Hydrogen energy storage manufacturer LAVO and global trading company ITOCHU Corporation have signed a Memorandum of Understanding to explore opportunities to utilise LAVO technology, which could ultimately lead to future investment by Itochu in the Lavo company.
Under the MoU, LAVO and ITOCHU will jointly investigate to develop a strategy for a hydrogen supply chain utilising LAVO’s technology.
They also plan a number of demonstration projects to meet industrial demand for decarbonisation, such as electricity supply to utility grid and metal and mining operation.
The tie-up is potentially a game-changer for Lavo, as Itochu not only plans to put its considerable marketing muscle behind the young company, but has foreshadowed financial backing for the company.
The companies said in a statement: “Outcomes from model projects will inform future investment and/or financing opportunities for LAVO.”
Lavo CEO Alan Yu said: “We are delighted to announce our collaboration with ITOCHU Corporation as it develops a new and exciting business model focussed on decarbonisation and sustainability. We look forward to working with key members of the team during this project and developing opportunities for ongoing collaboration.
“As a significant milestone in the development of our operations in the Japanese market, alongside a new clean hydrogen trade program of the Australian governments, this MoU further demonstrates our commitment to collaborating with leading organisations around the world to create a cleaner future through hydrogen.”
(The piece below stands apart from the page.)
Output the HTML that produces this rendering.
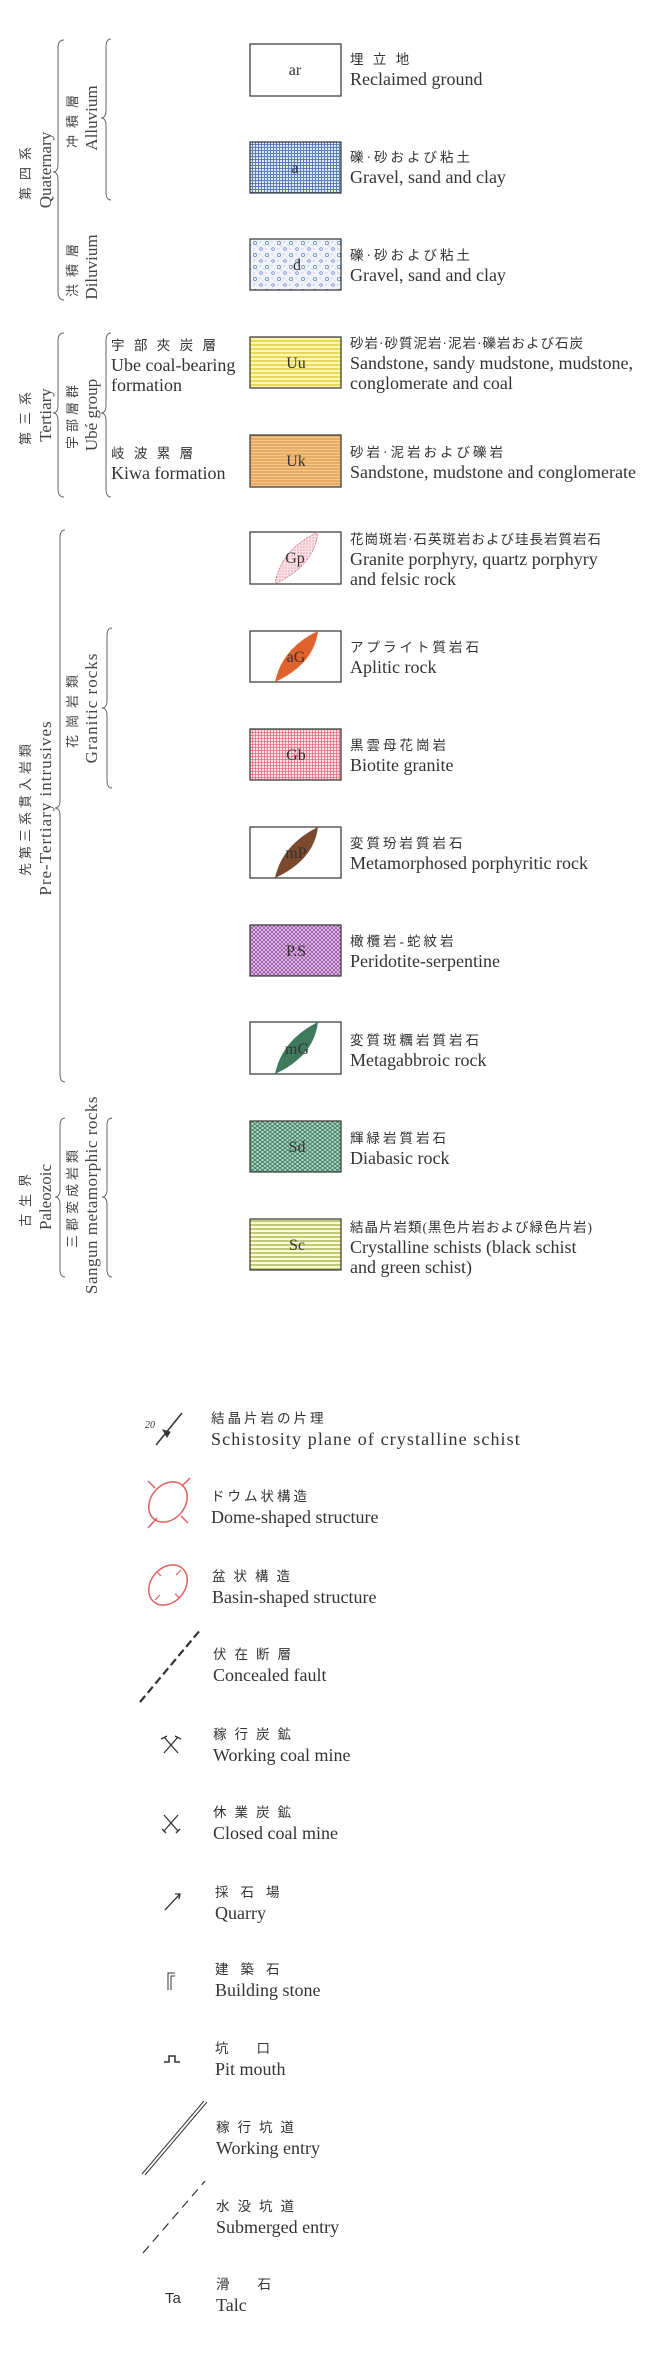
<!DOCTYPE html>
<html><head><meta charset="utf-8"><style>
html,body{margin:0;padding:0;background:#fff}
svg{display:block}
.en{font-family:"Liberation Serif",serif;font-size:18px;fill:#333}
.jp{font-family:"Liberation Serif","Noto Sans CJK JP",sans-serif;font-size:13.5px;fill:#333;letter-spacing:3px}
.c{font-family:"Liberation Serif",serif;font-size:16px;fill:#333;text-anchor:middle}
.v{font-family:"Liberation Serif",serif;font-size:17px;fill:#444;text-anchor:middle}
.vj{font-family:"Liberation Serif","Noto Sans CJK JP",sans-serif;font-size:13px;fill:#444;text-anchor:middle;letter-spacing:7px}
.br{fill:none;stroke:#666;stroke-width:1}
.bx{stroke:#333;stroke-width:1.2}
</style></head><body>
<svg width="648" height="2374" viewBox="0 0 648 2374" xmlns="http://www.w3.org/2000/svg">
<defs>
<pattern id="pa" width="3" height="3" patternUnits="userSpaceOnUse"><rect width="3" height="3" fill="#dfe8f4"/><path d="M0 0.5H3M0.5 0V3" stroke="#5a7fb5" stroke-width="1"/></pattern>
<pattern id="pd" width="12" height="12" patternUnits="userSpaceOnUse"><rect width="12" height="12" fill="#f0f4fa"/><circle cx="3" cy="3" r="1.6" fill="none" stroke="#5a82c0" stroke-width="0.7"/><circle cx="9" cy="9" r="1.3" fill="none" stroke="#5a82c0" stroke-width="0.7"/><circle cx="8" cy="2" r="0.5" fill="#6a8ac0"/><circle cx="2" cy="9" r="0.5" fill="#6a8ac0"/><circle cx="5" cy="6" r="0.4" fill="#6a8ac0"/><circle cx="11" cy="5" r="0.4" fill="#6a8ac0"/></pattern>
<pattern id="pu" width="4" height="4" patternUnits="userSpaceOnUse"><rect width="4" height="4" fill="#fbf7b0"/><path d="M0 1H4" stroke="#e0d040" stroke-width="1.5"/></pattern>
<pattern id="pk" width="4" height="3" patternUnits="userSpaceOnUse"><rect width="4" height="3" fill="#f4c98a"/><path d="M0 1H4" stroke="#d98f40" stroke-width="1"/></pattern>
<pattern id="pg" width="3" height="3" patternUnits="userSpaceOnUse"><rect width="3" height="3" fill="#fbe2e6"/><path d="M0 0.5H3M0.5 0V3" stroke="#e56a7e" stroke-width="0.8"/></pattern>
<pattern id="pp" width="4" height="4" patternUnits="userSpaceOnUse"><rect width="4" height="4" fill="#e5c9e8"/><path d="M0 0L4 4M4 0L0 4" stroke="#9a4fa8" stroke-width="0.8"/></pattern>
<pattern id="ps" width="5" height="4" patternUnits="userSpaceOnUse"><rect width="5" height="4" fill="#b9d6c8"/><path d="M0 0L5 4M5 0L0 4" stroke="#3d7d62" stroke-width="0.9"/></pattern>
<pattern id="pc" width="4" height="4" patternUnits="userSpaceOnUse"><rect width="4" height="4" fill="#fafad8"/><path d="M0 1H4" stroke="#a5b548" stroke-width="1.4"/></pattern>
<pattern id="pgp" width="3" height="3" patternUnits="userSpaceOnUse"><rect width="3" height="3" fill="#fbe4e8"/><circle cx="1" cy="1" r="0.6" fill="#e0708a"/></pattern>
</defs>

<g class="bx">
<rect x="250" y="44" width="91" height="52" fill="#fff"/>
<rect x="250" y="142" width="91" height="51" fill="url(#pa)"/>
<rect x="250" y="239" width="91" height="51" fill="url(#pd)"/>
<rect x="250" y="337" width="91" height="51" fill="url(#pu)"/>
<rect x="250" y="435" width="91" height="52" fill="url(#pk)"/>
<rect x="250" y="532" width="91" height="52" fill="#fff"/>
<rect x="250" y="631" width="91" height="51" fill="#fff"/>
<rect x="250" y="729" width="91" height="51" fill="url(#pg)"/>
<rect x="250" y="827" width="91" height="51" fill="#fff"/>
<rect x="250" y="925" width="91" height="51" fill="url(#pp)"/>
<rect x="250" y="1022" width="91" height="52" fill="#fff"/>
<rect x="250" y="1121" width="91" height="51" fill="url(#ps)"/>
<rect x="250" y="1219" width="91" height="51" fill="url(#pc)"/>
</g>
<path d="M275 584 Q280 550 318 532 Q315 565 275 584Z" fill="url(#pgp)" stroke="#b06070" stroke-width="0.6" stroke-dasharray="2 1"/>
<path d="M275 682 Q282 648 318 631 Q314 664 275 682Z" fill="#e2622e"/>
<path d="M275 878 Q282 845 318 827 Q314 860 275 878Z" fill="#7b4a2e"/>
<path d="M275 1074 Q282 1040 318 1022 Q314 1056 275 1074Z" fill="#3f7a5c"/>

<g class="c">
<text x="295" y="75">ar</text><text x="295" y="173">a</text><text x="297" y="270">d</text>
<text x="296" y="368">Uu</text><text x="296" y="466">Uk</text><text x="295" y="563">Gp</text>
<text x="296" y="662">aG</text><text x="296" y="760">Gb</text><text x="296" y="858">mP</text>
<text x="296" y="956">P.S</text><text x="297" y="1054">mG</text><text x="297" y="1152">Sd</text><text x="297" y="1250">Sc</text>
</g>

<g>
<text class="jp" x="350" y="64">埋 立 地</text><text class="en" x="350" y="85">Reclaimed ground</text>
<text class="jp" x="350" y="162">礫·砂および粘土</text><text class="en" x="350" y="183">Gravel, sand and clay</text>
<text class="jp" x="350" y="260">礫·砂および粘土</text><text class="en" x="350" y="281">Gravel, sand and clay</text>
<text class="jp" x="350" y="348" style="letter-spacing:1px">砂岩·砂質泥岩·泥岩·礫岩および石炭</text><text class="en" x="350" y="369">Sandstone, sandy mudstone, mudstone,</text><text class="en" x="350" y="389">conglomerate and coal</text>
<text class="jp" x="350" y="457">砂岩·泥岩および礫岩</text><text class="en" x="350" y="478">Sandstone, mudstone and conglomerate</text>
<text class="jp" x="350" y="544" style="letter-spacing:1px">花崗斑岩·石英斑岩および珪長岩質岩石</text><text class="en" x="350" y="565">Granite porphyry, quartz porphyry</text><text class="en" x="350" y="585">and felsic rock</text>
<text class="jp" x="350" y="652">アプライト質岩石</text><text class="en" x="350" y="673">Aplitic rock</text>
<text class="jp" x="350" y="750">黒雲母花崗岩</text><text class="en" x="350" y="771">Biotite granite</text>
<text class="jp" x="350" y="848">変質玢岩質岩石</text><text class="en" x="350" y="869">Metamorphosed porphyritic rock</text>
<text class="jp" x="350" y="946">橄欖岩-蛇紋岩</text><text class="en" x="350" y="967">Peridotite-serpentine</text>
<text class="jp" x="350" y="1045">変質斑糲岩質岩石</text><text class="en" x="350" y="1066">Metagabbroic rock</text>
<text class="jp" x="350" y="1143">輝緑岩質岩石</text><text class="en" x="350" y="1164">Diabasic rock</text>
<text class="jp" x="350" y="1232" style="letter-spacing:1px">結晶片岩類(黒色片岩および緑色片岩)</text><text class="en" x="350" y="1253">Crystalline schists (black schist</text><text class="en" x="350" y="1273">and green schist)</text>
<text class="jp" x="111" y="350">宇 部 夾 炭 層</text><text class="en" x="111" y="371">Ube coal-bearing</text><text class="en" x="111" y="391">formation</text>
<text class="jp" x="111" y="458">岐 波 累 層</text><text class="en" x="111" y="479">Kiwa formation</text>
</g>

<g class="br">
<path d="M64 40 Q58 40 58 48 V164 Q58 172 53 172 Q58 172 58 180 V292 Q58 300 64 300"/>
<path d="M111 39 Q106 39 106 47 V110 Q106 118 101 118 Q106 118 106 126 V192 Q106 200 111 200"/>
<path d="M64 333 Q58 333 58 341 V405 Q58 413 53 413 Q58 413 58 421 V489 Q58 497 64 497"/>
<path d="M111 333 Q106 333 106 341 V405 Q106 413 101 413 Q106 413 106 421 V489 Q106 497 111 497"/>
<path d="M65 530 Q60 530 60 538 V800 Q60 808 55 808 Q60 808 60 816 V1074 Q60 1082 65 1082"/>
<path d="M112 628 Q107 628 107 636 V700 Q107 708 102 708 Q107 708 107 716 V780 Q107 788 112 788"/>
<path d="M65 1118 Q60 1118 60 1126 V1189 Q60 1197 55 1197 Q60 1197 60 1205 V1269 Q60 1277 65 1277"/>
<path d="M112 1118 Q107 1118 107 1126 V1189 Q107 1197 102 1197 Q107 1197 107 1205 V1269 Q107 1277 112 1277"/>
</g>

<g>
<text class="vj" transform="translate(30,170) rotate(-90)">第四系</text>
<text class="v" transform="translate(51,170) rotate(-90)">Quaternary</text>
<text class="vj" transform="translate(77,118) rotate(-90)">冲積層</text>
<text class="v" transform="translate(97,118) rotate(-90)">Alluvium</text>
<text class="vj" transform="translate(77,267) rotate(-90)">洪積層</text>
<text class="v" transform="translate(97,267) rotate(-90)">Diluvium</text>
<text class="vj" transform="translate(30,415) rotate(-90)">第三系</text>
<text class="v" transform="translate(51,415) rotate(-90)">Tertiary</text>
<text class="vj" transform="translate(77,415) rotate(-90)" style="letter-spacing:4px">宇部層群</text>
<text class="v" transform="translate(97,415) rotate(-90)">Ubé group</text>
<text class="vj" transform="translate(30,808) rotate(-90)" style="letter-spacing:4px">先第三系貫入岩類</text>
<text class="v" transform="translate(51,808) rotate(-90)" style="letter-spacing:1px">Pre-Tertiary intrusives</text>
<text class="vj" transform="translate(77,708) rotate(-90)">花崗岩類</text>
<text class="v" transform="translate(97,708) rotate(-90)" style="letter-spacing:1px">Granitic rocks</text>
<text class="vj" transform="translate(30,1197) rotate(-90)">古生界</text>
<text class="v" transform="translate(51,1197) rotate(-90)">Paleozoic</text>
<text class="vj" transform="translate(77,1197) rotate(-90)" style="letter-spacing:4px">三郡変成岩類</text>
<text class="v" transform="translate(97,1195) rotate(-90)" style="letter-spacing:0.5px">Sangun metamorphic rocks</text>
</g>

<g stroke="#333" fill="none" stroke-width="1.5">
<path d="M156 1445 L182 1413"/>
<path d="M163 1430 L170 1432 L167 1437Z" fill="#333" stroke-width="1"/>
<path d="M140 1702 L201 1629" stroke-dasharray="8 4" stroke-width="2.2"/>
<path d="M164 1753 L178 1737 M178 1753 L164 1737 M161 1739 l6 -3 M181 1739 l-6 -3" stroke-width="1.3"/>
<path d="M164 1831 L178 1815 M178 1831 L164 1815 M162 1829 l4 4 M180 1829 l-4 4" stroke-width="1.3"/>
<path d="M165 1910 L180 1894 M175 1894 L180 1894 L179 1899" stroke-width="1.3"/>
<path d="M168 1990 V1973 H175 M171 1990 V1976 H175" stroke-width="1"/>
<path d="M164 2062 H169 V2056 H175 V2062 H180" stroke-width="1.5"/>
<path d="M142 2174 L204 2101 M145 2175 L207 2102" stroke-width="1"/>
<path d="M143 2253 L205 2181" stroke-dasharray="9 6" stroke-width="1.2"/>
</g>
<text x="145" y="1428" style="font-family:'Liberation Serif',serif;font-size:10px;font-style:italic;fill:#333">20</text>
<g stroke="#e06060" fill="none" stroke-width="1.5">
<ellipse cx="168" cy="1502" rx="17" ry="22" transform="rotate(40 168 1502)"/>
<path d="M182 1486 L190 1478 M157 1518 L148 1528 M155 1488 L148 1481 M181 1516 L188 1523"/>
<ellipse cx="168" cy="1585" rx="17" ry="22" transform="rotate(40 168 1585)"/>
<path d="M176 1575 L181 1570 M160 1595 L155 1600 M161 1576 L157 1572 M175 1594 L180 1598" stroke-width="1.2"/>
</g>
<text x="165" y="2303" style="font-family:'Liberation Sans',sans-serif;font-size:15px;fill:#333">Ta</text>
<g>
<text class="jp" x="211" y="1423">結晶片岩の片理</text><text class="en" x="211" y="1445" style="letter-spacing:1.1px">Schistosity plane of crystalline schist</text>
<text class="jp" x="211" y="1501">ドウム状構造</text><text class="en" x="211" y="1523">Dome-shaped structure</text>
<text class="jp" x="212" y="1581" style="letter-spacing:8px">盆状構造</text><text class="en" x="212" y="1603">Basin-shaped structure</text>
<text class="jp" x="213" y="1659" style="letter-spacing:8px">伏在断層</text><text class="en" x="213" y="1681">Concealed fault</text>
<text class="jp" x="213" y="1739" style="letter-spacing:8px">稼行炭鉱</text><text class="en" x="213" y="1761">Working coal mine</text>
<text class="jp" x="213" y="1817" style="letter-spacing:8px">休業炭鉱</text><text class="en" x="213" y="1839">Closed coal mine</text>
<text class="jp" x="215" y="1897" style="letter-spacing:12px">採石場</text><text class="en" x="215" y="1919">Quarry</text>
<text class="jp" x="215" y="1974" style="letter-spacing:12px">建築石</text><text class="en" x="215" y="1996">Building stone</text>
<text class="jp" x="215" y="2053" style="letter-spacing:28px">坑口</text><text class="en" x="215" y="2075">Pit mouth</text>
<text class="jp" x="216" y="2132" style="letter-spacing:8px">稼行坑道</text><text class="en" x="216" y="2154">Working entry</text>
<text class="jp" x="216" y="2211" style="letter-spacing:8px">水没坑道</text><text class="en" x="216" y="2233">Submerged entry</text>
<text class="jp" x="216" y="2289" style="letter-spacing:28px">滑石</text><text class="en" x="216" y="2311">Talc</text>
</g>
</svg>
</body></html>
LAVO acts as a solar sponge for storing energy in the form of hydrogen, integrating with rooftop solar to capture and store renewable energy for use when needed by businesses or consumers.
The Lavo system creates hydrogen from water by electrolysis, storing it for future use in a patented metal hydride – seen encased in the red-topped cannisters in the photograph.
ITOCHU is a leading Japanese general trading company, with investments and trading of products across broad industries, including machinery, metal and minerals, energy and chemicals, food, general products, information and communications technology and textile.
Its business activities also include the development, management and investment in infrastructure projects, including potentially major clean hydrogen export projects mooted in Australia.